New Reg for Customer Benefit – Who’d have thought?

Last month the New Reg project – a joint initiative of Energy Networks Australia, the Australian Energy Regulator (AER) and Energy Consumers Australia (ECA) to develop a more open model of network regulation – reached a critical milestone.

The New Reg project is designed to improve the responsiveness and focus of network regulation, increase customer trust and confidence in the determination process, and secure the outcomes that customers most value from their network services.

At the end of January, New Reg trial participant AusNet Services formally lodged its regulatory proposal with the AER – a proposal which was developed and negotiated over more than a year in partnership with a specially appointed customer forum.

Published alongside the proposal is the Customer Forum’s detailed Final Engagement Report. The report sets out its perspectives on the key issues for customers and the draft regulatory proposal.

An Australian first trial process…building on international models

As the forum’s report highlights, AusNet is the first Australian utility to engage a dedicated customer forum of this kind as an integral part of a revenue determination process.

The trial and New Reg model was informed by international models implemented in the Scottish water utility sector as well as by ‘negotiated settlement’ approaches in operation in the United States. The engagement between AusNet and the Customer Forum occurred across a broad range of areas in the regulatory proposal (see Figure 1 below).

Figure 1 – Scope of Customer Forum Negotiations (Source: AusNet)

Reaching practical outcomes and lower prices for customers

Discussions with the Customer Forum – as well as direct customer engagement – has shaped key components of AusNet’s business plans for the 2022-26 regulatory period.

Examples of some of the positive outcomes proposed include:

  • elimination of the remote connection and de-energisation charges undertaken during business hours from no later than the end of 2021, saving customers about $750,000 a year;
  • AusNet Services’ performance against customer service improvements it has agreed to will be tracked through the publication of an annual Customer Interaction and Monitoring Report;
  • a $78 million replacement program will improve reliability for customers served by seven zone substations across the network;
  • a $43 million distributed energy resources augmentation program will address voltage impacts on customers arising from increasing solar exports and minimise the number of customers whose export of solar energy is constrained; all customers should benefit through the downward pressure this enablement places on wholesale electricity prices and;
  • a modest innovation allowance to fund a range of research and development activities intended to deliver increased benefits to customers.

Importantly, all of these outcomes are being delivered in the context of proposed falls in network charges of about 12 per cent – or $110 per customer – from currently anticipated prices at the end of 2020.

Targeting the outcomes customers value

The New Reg trial process has also resulted in the scope of existing incentive schemes under the regulatory framework being tested and potentially extended.

Currently, for example, the customer service component of the AER’s Service Target Performance Incentive Scheme measures the number of telephone calls to the customer service centre answered within 30 seconds.

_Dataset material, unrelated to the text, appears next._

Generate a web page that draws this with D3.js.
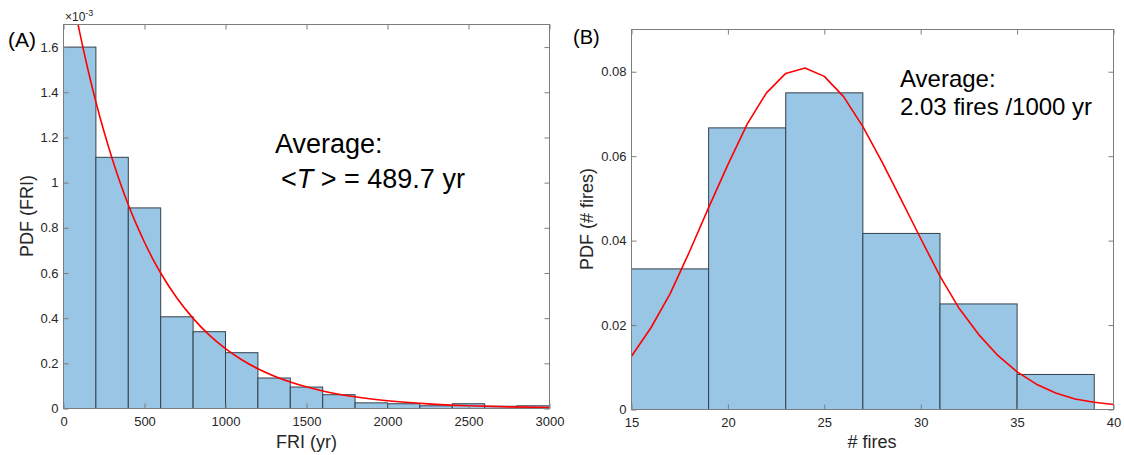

It is generally recognised that this is a narrow measure of customer service or satisfaction and may be limited in its value to customers.

As a result of the trial and customer forum discussions, changes may be made in this area. Following these discussions, the AER has developed a more flexible Customer Service Incentive Scheme (CSIS) that instead could enable electricity distribution companies to propose individually tailored customer service measures they have developed in consultation with their customers.

Energy Networks Australia has made a submission to the AER’s on their draft decision.

The CSIS will be established under the National Electricity Rules’ small-scale incentive scheme framework and will encourage the trialling of new customer service-related incentive schemes.

Conditional on meeting the incentive design criteria, the CSIS allows electricity distribution companies to target those aspects of service that their customers particularly value. This flexibility is fundamental as it recognises that each electricity network will have a different set of customers with potentially different customer service expectations.

For example, customers connected to a more rural network are much more affected by customer service measures related to vegetation management and bushfire mitigation. This measure is less relevant for customers serviced by an electricity distribution company in an urban area.

Helping to push the framework forward

Australia’s incentive-based energy regulation schemes have delivered $6.3 billion of additional benefits to Australian energy customers. Clearly, allowing incentives to be targeted to areas customers most value is a ‘win-win’ outcome for customers and the strength of the framework.

It also provides a further concrete example of how the New Reg model and trial is testing and pushing the regulatory framework to respond to future needs in a way that best serves network customers.

As the trial progresses to the next stage of assessment by the AER of the AusNet regulatory proposal and a draft decision later this year, this goal – adapting regulation to deliver for customers – will be front of mind for all.